Hopefully this brightens a dreary day for someone. I know Harry Potter will always cheer me up, especially Hermione. She's been a really important female role model in my life, especially as a scrawny, graceless bookworm in elementary school. I think she showed me that being "nerdy" is a trait to be valued, and I'm grateful for that. And for J.K. Rowling, of course. If you like Harry Potter, I suggest you check out wizard rock; it's a completely legitimate genre of music, I swear. I suggest "The Bravest Man I Ever Knew," by the Ministry of Magic. (Bring on the tears.)

Until next time,
Ana

Saturday, January 4, 2014

early success

Something that I think about way too often is how little I've accomplished. I know, I know, I'm fricking 16 years old. Believe me, I make myself aware of that every single day. I am a typical teenage girl times about two thousand percent, in most ways. But there are some outstanding kids out there. I mean, like, spectacularly outstanding. And accomplished. Malala Yousafzai, Tavi Gevinson of Rookie,  LORDE, a slew of award-winning young actors and actresses. They are making literal headlines and advancing VERY IMPORTANT CAUSES. (See: TIME magazine's list of the 16 most influential teens of 2013.)And I'm sitting here next to a couple granola bar wrappers. I know my frustration sounds silly. Those are exceptions. But there is something about desperately wanting to be exceptional like that that produces a very real feeling of anxiety in me, because all I can think of is how easy becoming something and staying something (something being, like, a cultural presence) will be for them. How they will have the world's university admissions committees kneeling at their feet it that's the path they choose to take. Relatively speaking.

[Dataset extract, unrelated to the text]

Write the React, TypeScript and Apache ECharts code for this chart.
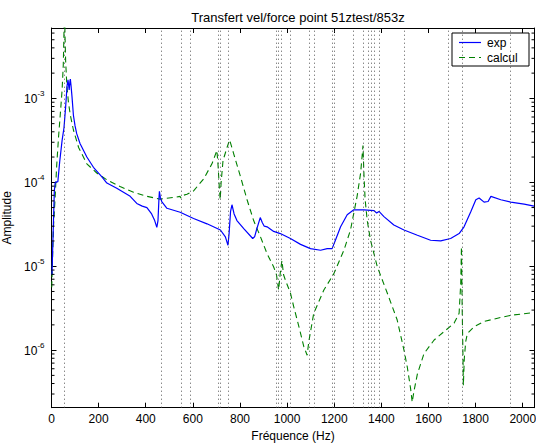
import React, { useEffect, useRef } from 'react';
import * as echarts from 'echarts';

const TITLE = 'Transfert vel/force point 51ztest/853z';
const X_NAME = 'Fréquence (Hz)';
const Y_NAME = 'Amplitude';
const LEGEND_NAMES = ['exp', 'calcul'];
const X_MIN = 0;
const X_MAX = 2050;
const X_STEP = 200;
const Y_MIN = 2.06e-7;
const Y_MAX = 6.9e-3;
const Y_MINOR = [
  3e-7, 4e-7, 5e-7, 6e-7, 7e-7, 8e-7, 9e-7,
  2e-6, 3e-6, 4e-6, 5e-6, 6e-6, 7e-6, 8e-6, 9e-6,
  2e-5, 3e-5, 4e-5, 5e-5, 6e-5, 7e-5, 8e-5, 9e-5,
  2e-4, 3e-4, 4e-4, 5e-4, 6e-4, 7e-4, 8e-4, 9e-4,
  2e-3, 3e-3, 4e-3, 5e-3, 6e-3,
];
const MODE_FREQS = [55, 465, 549, 591, 706, 718, 752, 952, 964, 976, 1012, 1094, 1114, 1193, 1200, 1280, 1322, 1344, 1356, 1368, 1392, 1496, 1686, 1742, 1948];

const EXP_FREQ = [2, 6, 12, 16, 27, 35, 45, 53, 60, 66, 70, 73, 75, 78, 80, 83, 87, 93, 100, 107, 121, 150, 178, 213, 235, 277, 334, 362, 385, 405, 425, 438, 447, 452, 456, 458, 462, 468, 490, 546, 603, 660, 717, 738, 749, 754, 760, 766, 775, 787, 816, 854, 862, 870, 886, 895, 903, 915, 943, 971, 1014, 1057, 1099, 1142, 1170, 1191, 1205, 1227, 1255, 1283, 1326, 1369, 1380, 1390, 1411, 1453, 1496, 1553, 1609, 1652, 1694, 1730, 1751, 1780, 1801, 1815, 1836, 1853, 1865, 1907, 1949, 2006, 2048];
const EXP_AMP = [7.9e-6, 2.0e-5, 7.9e-5, 1.0e-4, 1.02e-4, 1.78e-4, 3.16e-4, 4.47e-4, 7.9e-4, 1.41e-3, 1.66e-3, 1.41e-3, 1.26e-3, 1.58e-3, 1.70e-3, 1.41e-3, 1.05e-3, 6.3e-4, 4.7e-4, 3.8e-4, 2.9e-4, 2.0e-4, 1.51e-4, 1.17e-4, 9.8e-5, 8.5e-5, 6.8e-5, 5.6e-5, 5.2e-5, 5.0e-5, 4.2e-5, 3.5e-5, 2.9e-5, 3.5e-5, 6.3e-5, 7.8e-5, 6.6e-5, 5.9e-5, 4.9e-5, 4.4e-5, 3.7e-5, 3.2e-5, 2.7e-5, 2.24e-5, 1.78e-5, 2.5e-5, 4.5e-5, 5.4e-5, 4.2e-5, 3.5e-5, 2.8e-5, 2.14e-5, 2.24e-5, 2.7e-5, 3.8e-5, 3.3e-5, 3.0e-5, 2.95e-5, 2.6e-5, 2.45e-5, 2.14e-5, 1.82e-5, 1.62e-5, 1.55e-5, 1.62e-5, 1.62e-5, 2.04e-5, 2.95e-5, 4.1e-5, 4.7e-5, 4.7e-5, 4.6e-5, 4.3e-5, 4.5e-5, 3.9e-5, 3.1e-5, 2.7e-5, 2.34e-5, 2.04e-5, 2.0e-5, 2.14e-5, 2.45e-5, 2.95e-5, 4.5e-5, 6.2e-5, 6.5e-5, 5.8e-5, 5.9e-5, 6.8e-5, 6.2e-5, 5.8e-5, 5.5e-5, 5.2e-5];

const CALC_FREQ = [1, 8, 15, 22, 30, 37, 45, 50, 53, 55, 57, 60, 65, 72, 80, 93, 115, 150, 192, 235, 291, 348, 405, 461, 518, 546, 549, 552, 575, 603, 646, 681, 702, 707, 712, 716, 720, 728, 745, 756, 773, 802, 830, 858, 887, 915, 943, 955, 964, 972, 978, 985, 993, 1014, 1028, 1050, 1071, 1085, 1092, 1113, 1156, 1198, 1241, 1269, 1297, 1312, 1318, 1322, 1326, 1331, 1340, 1354, 1383, 1425, 1467, 1496, 1510, 1524, 1531, 1538, 1553, 1581, 1624, 1666, 1709, 1730, 1737, 1740, 1743, 1746, 1748, 1752, 1758, 1765, 1794, 1836, 1893, 1949, 2048];
const CALC_AMP = [5.6e-6, 2.8e-5, 6.3e-5, 1.58e-4, 3.5e-4, 6.3e-4, 1.26e-3, 2.5e-3, 6.3e-3, 3.2e-2, 6.3e-3, 2.8e-3, 1.45e-3, 8.9e-4, 6.3e-4, 4.2e-4, 2.6e-4, 1.66e-4, 1.29e-4, 1.07e-4, 8.9e-5, 7.6e-5, 6.8e-5, 6.3e-5, 6.6e-5, 6.8e-5, 6.5e-5, 6.9e-5, 7.2e-5, 7.9e-5, 1.10e-4, 1.66e-4, 2.4e-4, 1.58e-4, 8.9e-5, 6.2e-5, 1.0e-4, 1.82e-4, 2.6e-4, 3.2e-4, 2.2e-4, 1.17e-4, 6.2e-5, 3.5e-5, 2.24e-5, 1.41e-5, 9.8e-6, 7.9e-6, 5.2e-6, 8.9e-6, 1.17e-5, 7.9e-6, 6.8e-6, 4.8e-6, 3.3e-6, 1.91e-6, 1.10e-6, 8.7e-7, 1.26e-6, 2.75e-6, 5.2e-6, 8.1e-6, 1.55e-5, 2.7e-5, 6.8e-5, 1.29e-4, 2.0e-4, 2.75e-4, 1.26e-4, 6.3e-5, 3.5e-5, 2.04e-5, 9.8e-6, 4.8e-6, 2.3e-6, 1.0e-6, 6.3e-7, 3.5e-7, 2.4e-7, 3.2e-7, 5.2e-7, 9.1e-7, 1.32e-6, 1.66e-6, 2.1e-6, 2.75e-6, 6.3e-6, 1.70e-5, 3.2e-6, 1.0e-6, 3.8e-7, 7.9e-7, 1.26e-6, 1.58e-6, 1.91e-6, 2.2e-6, 2.4e-6, 2.6e-6, 2.8e-6];

const FONT = '"Liberation Sans", Arial, Helvetica, sans-serif';
const BLUE = '#0000ff';
const GREEN = '#008000';

export default function App() {
  const ref = useRef<HTMLDivElement>(null);
  useEffect(() => {
    if (!ref.current) return;
    const chart = echarts.init(ref.current, null, { renderer: 'svg' });
    const expData = EXP_FREQ.map((f, i) => [f, EXP_AMP[i]]);
    const calcData = CALC_FREQ.map((f, i) => [f, CALC_AMP[i]]);
    const minorData = Y_MINOR.map((v) => [X_MIN, v]);

    const grid = { left: 51.5, right: 1.5, top: 28, bottom: 35.3, containLabel: false, outerBoundsMode: 'none' };

    const yLabel = {
      show: true,
      margin: 7,
      fontFamily: FONT,
      color: '#000',
      showMinLabel: false,
      showMaxLabel: false,
      formatter: (v: number) => `{b|10}{s|${Math.round(Math.log10(v))}}`,
      rich: {
        b: { fontSize: 12, fontFamily: FONT, color: '#000', padding: [1, 0, 0, 0] },
        s: { fontSize: 8, fontFamily: FONT, color: '#000', padding: [0, 0, 9, 0] },
      },
    };

    chart.setOption({
      animation: false,
      backgroundColor: '#ffffff',
      title: {
        text: TITLE,
        left: 293,
        textAlign: 'center',
        top: 6,
        textStyle: { fontFamily: FONT, fontSize: 13, fontWeight: 'normal', color: '#000' },
      },
      grid,
      xAxis: [
        {
          type: 'value',
          min: X_MIN,
          max: X_MAX,
          interval: X_STEP,
          position: 'bottom',
          name: X_NAME,
          nameLocation: 'middle',
          nameGap: 20,
          nameTextStyle: { fontFamily: FONT, fontSize: 12, color: '#000' },
          axisLine: { show: true, onZero: false, lineStyle: { color: '#000', width: 1 } },
          axisTick: { show: true, inside: true, length: 5, lineStyle: { color: '#000' } },
          axisLabel: {
            show: true,
            margin: 5,
            fontFamily: FONT,
            fontSize: 12,
            color: '#000',
            showMaxLabel: false,
            formatter: (v: number) => String(v),
          },
          splitLine: { show: false },
        },
        {
          type: 'value',
          min: X_MIN,
          max: X_MAX,
          interval: X_STEP,
          position: 'top',
          axisLine: { show: true, onZero: false, lineStyle: { color: '#000', width: 1 } },
          axisTick: { show: true, inside: true, length: 5, lineStyle: { color: '#000' } },
          axisLabel: { show: false },
          splitLine: { show: false },
        },
      ],
      yAxis: [
        {
          type: 'log',
          logBase: 10,
          min: Y_MIN,
          max: Y_MAX,
          position: 'left',
          name: Y_NAME,
          nameLocation: 'middle',
          nameRotate: 90,
          nameGap: 33,
          nameTextStyle: { fontFamily: FONT, fontSize: 12, color: '#000' },
          axisLine: { show: true, onZero: false, lineStyle: { color: '#000', width: 1 } },
          axisTick: { show: true, inside: true, length: 5, lineStyle: { color: '#000' } },
          axisLabel: yLabel,
          splitLine: { show: false },
          minorTick: { show: false },
        },
        {
          type: 'log',
          logBase: 10,
          min: Y_MIN,
          max: Y_MAX,
          position: 'right',
          axisLine: { show: true, onZero: false, lineStyle: { color: '#000', width: 1 } },
          axisTick: { show: true, inside: true, length: 5, lineStyle: { color: '#000' } },
          axisLabel: { show: false },
          splitLine: { show: false },
        },
      ],
      series: [
        {
          name: 'modes',
          type: 'line',
          data: [],
          xAxisIndex: 0,
          yAxisIndex: 0,
          silent: true,
          z: 1,
          markLine: {
            silent: true,
            symbol: ['none', 'none'],
            label: { show: false },
            lineStyle: { color: '#444', width: 1, type: [1, 3], opacity: 0.9 },
            data: MODE_FREQS.map((f) => ({ xAxis: f })),
          },
        },
        {
          name: 'minorTicks',
          type: 'custom',
          xAxisIndex: 0,
          yAxisIndex: 0,
          silent: true,
          z: 3,
          data: minorData,
          encode: { x: 0, y: 1 },
          renderItem: (params: any, api: any) => {
            const v = api.value(1);
            const pL = api.coord([X_MIN, v]);
            const pR = api.coord([X_MAX, v]);
            return {
              type: 'group',
              children: [
                { type: 'line', shape: { x1: pL[0], y1: pL[1], x2: pL[0] + 3, y2: pL[1] }, style: { stroke: '#000', lineWidth: 1 } },
                { type: 'line', shape: { x1: pR[0], y1: pR[1], x2: pR[0] - 3, y2: pR[1] }, style: { stroke: '#000', lineWidth: 1 } },
              ],
            };
          },
        },
        {
          name: LEGEND_NAMES[1],
          type: 'line',
          data: calcData,
          xAxisIndex: 0,
          yAxisIndex: 0,
          showSymbol: false,
          symbol: 'none',
          clip: true,
          z: 2,
          lineStyle: { color: GREEN, width: 1.1, type: [6, 4] },
        },
        {
          name: LEGEND_NAMES[0],
          type: 'line',
          data: expData,
          xAxisIndex: 0,
          yAxisIndex: 0,
          showSymbol: false,
          symbol: 'none',
          clip: true,
          z: 2,
          lineStyle: { color: BLUE, width: 1.2 },
        },
      ],
      graphic: [
        {
          type: 'group',
          z: 100,
          children: [
            { type: 'rect', shape: { x: 452, y: 33, width: 77, height: 33 }, style: { fill: '#fff', stroke: '#000', lineWidth: 1 } },
            { type: 'line', shape: { x1: 459, y1: 42.5, x2: 481, y2: 42.5 }, style: { stroke: BLUE, lineWidth: 1.2 } },
            { type: 'line', shape: { x1: 459, y1: 57.5, x2: 481, y2: 57.5 }, style: { stroke: GREEN, lineWidth: 1.1, lineDash: [6, 4] } },
            { type: 'text', x: 487, y: 42.5, style: { text: LEGEND_NAMES[0], fontFamily: FONT, fontSize: 12, fill: '#000', verticalAlign: 'middle', align: 'left' } },
            { type: 'text', x: 487, y: 57.5, style: { text: LEGEND_NAMES[1], fontFamily: FONT, fontSize: 12, fill: '#000', verticalAlign: 'middle', align: 'left' } },
          ],
        },
      ],
    });
    return () => chart.dispose();
  }, []);
  return <div ref={ref} style={{ position: 'fixed', left: 0, top: 0, width: 536, height: 443, background: '#fff' }} />;
}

Tavi Gevinson for Bullett Magazine
Here's Tavi Gevinson on the cover of Bullett, looking like a bad-ass Gwyneth Paltrow circa 1995.


But then again relativity is everything. Sure, I'm a smidgen of dust on the windshield of the world compared to Lorde, but I guess I'm not too terribly off if you put me in a (figurative) pool with every high schooler out there.

And of course, I'm not discounting the fact that all of these remarkable prodigies that I'm thinking about worked extremely hard/did impossibly brave things/basically did God's work on Earth to get where they are. Work that I haven't done (sigh). And obviously I admire them so so so much. I would flip shit if I met Malala or Tavi or Lorde. But the thing is, it's not just them. There are hundreds of potential Harvard applicants out there waiting in the wings with their volunteer trips to Zimbabwe and their own incorporated software companies. And yeah, I know, anything is possible. But what scares me is that I don't think that kind of precocious success is possible for me. Wow, I sound impossibly vain. It's just a national tragedy that I'm not the most amazing person in the world. Sorry about that guys.

So yeah, this is kind of a ridiculous thing to be apprehensive about. I guess I've read enough Malcolm Gladwell to know that. 

But it's there, ya know? And isn't that kind of what teenagerdom is? Being told that the things you're worried about won't really matter in the long run? Question marks???? 

Well, this is thoroughly long/unappealing first post. I need to go listen to some fifties doo-wop to cheer myself up. Something more cheerful next time, I promise, with a maraschino cherry on top. This has been a public service announcement.

- Ana

Thursday, January 2, 2014

introductions

Introductions are always uncomfortable. Only the most effervescent souls can get their true personalities across during first meetings. All the rest of us can do is try. Well, here goes. I'm Ana. Hopefully you haven't met me irl. If you have, then, well, hi. If you haven't, I'm just a 16-year-old girl trying to find a place in this world. (See: http://www.youtube.com/watch?v=QDw2Q3uiWq8 ) Feminist, fangirl, Faustian.This is going to be a place for my thoughts, I guess? Expect posts ridden with teenage angst/song lyrics/links to articles by winsome geniuses who can express my own thoughts better than I can. I'm just getting started, but see you soon? Comments are welcome! (I just used one of the three exclamation points I'm allowing myself during the entirety of my writing career. FEEL THE ENTHUSIASM.)